CPIH, the ONS's newly preferred measure of inflation as it includes owner-occupiers' housing costs, dropped back to 2.6% from the prior month's 2.7%, where it was forecast to stay.

Petroleum products were mainly behind the drop in the annual growth rate of factory gate prices, ONS said, with crude oil mainly responsible for the recent slowing of input price inflation, with both its dollar price down and some recovery in sterling, while the change in core CPI reflected a fall in toys and games prices.

The acceleration of UK inflation in 2017 has been under intense scrutiny by both cash-strapped consumers and rate-setters at the Bank of England, with households suffering a squeeze as CPI accelerates past earnings growth, which last week was revealed to have slowed to 1.8% in the three months to June from 2.1% a month before.

This means real earnings remain sharply negative, with average earnings in the three months to June down by 0.7% compared with a year earlier.
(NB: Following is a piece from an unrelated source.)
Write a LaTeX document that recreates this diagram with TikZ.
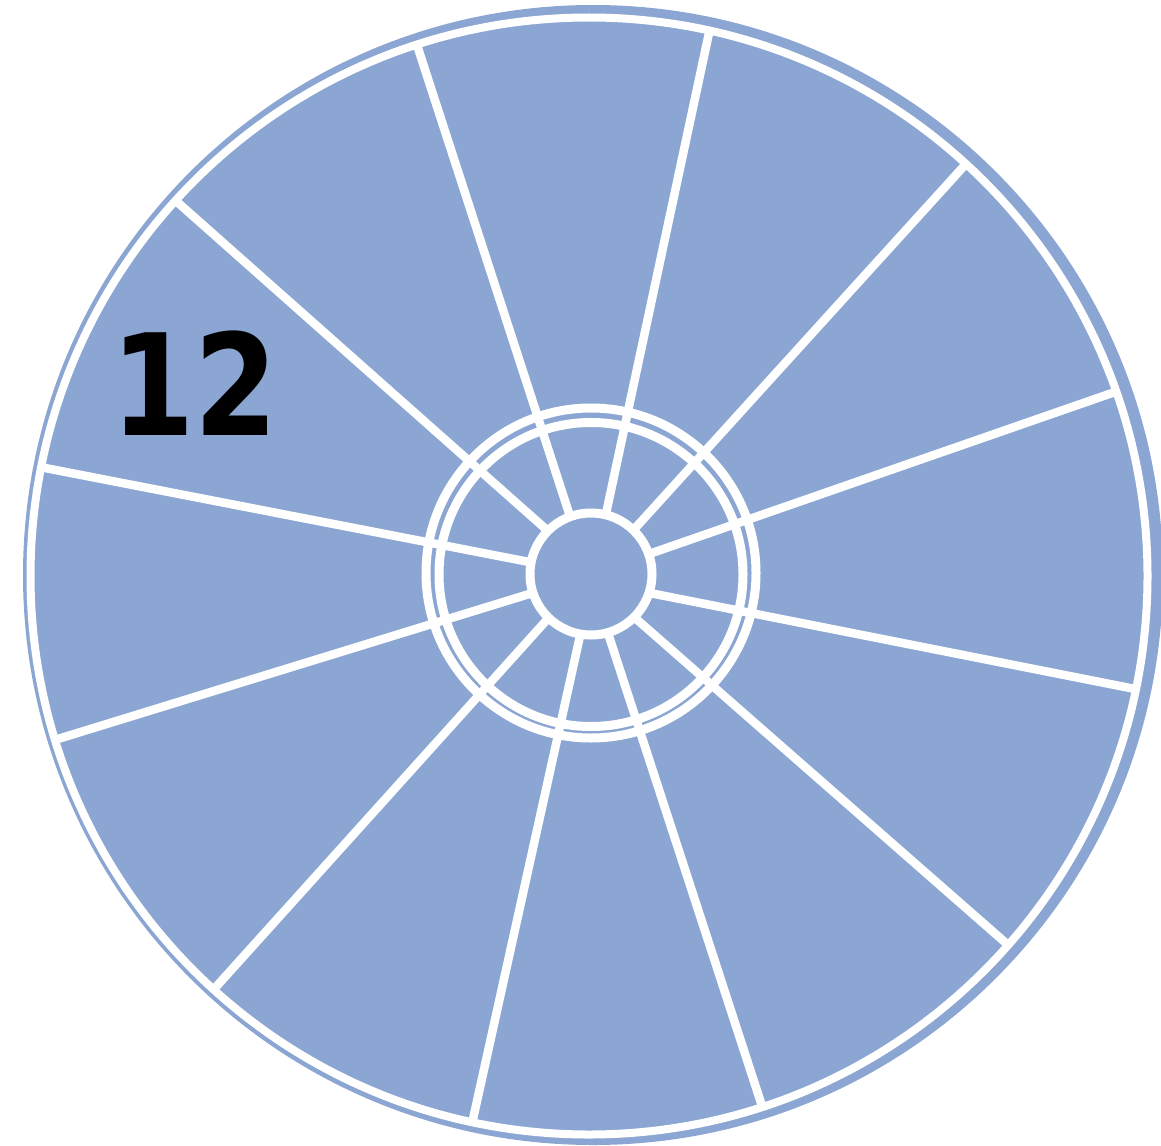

Although the Monetary Policy Committee are confident inflation will not overshoot stuttering earnings growth for too long, their last meeting saw a 5-3 split vote in favour of raising rates due to concern about spiking prices.

BoE Governor Mark Carney said at the end of last month that "some removal of monetary stimulus is likely to become necessary" and chief economist Andy Haldane indicating he might support a rate rise later this year.

REACTION AND ANALYSIS

Tuesday morning's easing inflation lowered the likelihood of an imminent rate rise and sent the pound sharply lower as currency traders adjusted their outlook for interest rates.

Do not be fooled into thinking the fall in CPI inflation in June is a sign that the impact of sterling’s depreciation already has been fully felt, warned economist Sam Tombs at Pantheon Macroeconomics, as he predicted both food and core goods inflation still have further to climb in response to the weakening of the pound.

With rises still coming through the system for core goods and food, plus EDF Energy’s price rise in late June and British Gas expected to hike prices soon after its price freeze ends in August, he expects CPI inflation to exceed 3% in Q4, just.

Although it was CPI's largest monthly drop since February 2015, "this is unlikely to mark a turning point", agreed Capital Economics' Ruth Gregory, who also sees further increases at the end of 2017 as likely.

"While further rises are probably in prospect, CPI inflation should now not be too far away from its peak," she said, with the effects of sterling’s slide appearing to be fading as producer input price inflation fell from 11.6% in May to 8.8% in June, while output price inflation dropped from 3.6% to 3.3%.

"So while we still think that CPI inflation will reach a peak of about 3% towards the end of 2017, it seems likely to drop back pretty quickly in 2018. All in all, then, this provides further evidence that the squeeze on consumers’ real incomes will probably be nowhere near as large, or as long-lasting as it was after sterling’s last major depreciation in 2008."

An August rate hike does look highly unlikely now, said analyst Neil Wilson at ETX Capital, "but we should remember that the Bank has only limited tolerance for continued above-target inflation and may yet seek to push rates back up to 0.5% this year, if conditions in the wider economy improve whilst inflation remains above 2%.

"With pressures on consumers, slacker inflation is a good sign for aggregate demand so this may yet support conditions for a rate hike," he said.

Economist Ben Brettell at Hargreaves Lansdown was optimistic.

He added: "If inflation continues to moderate, this could bode well for economic growth – the UK economy is heavily reliant on the consumer, and economists had expected falling real incomes to eventually translate into lower retail sales. If this fails to materialise the economy could see a stronger second half to the year."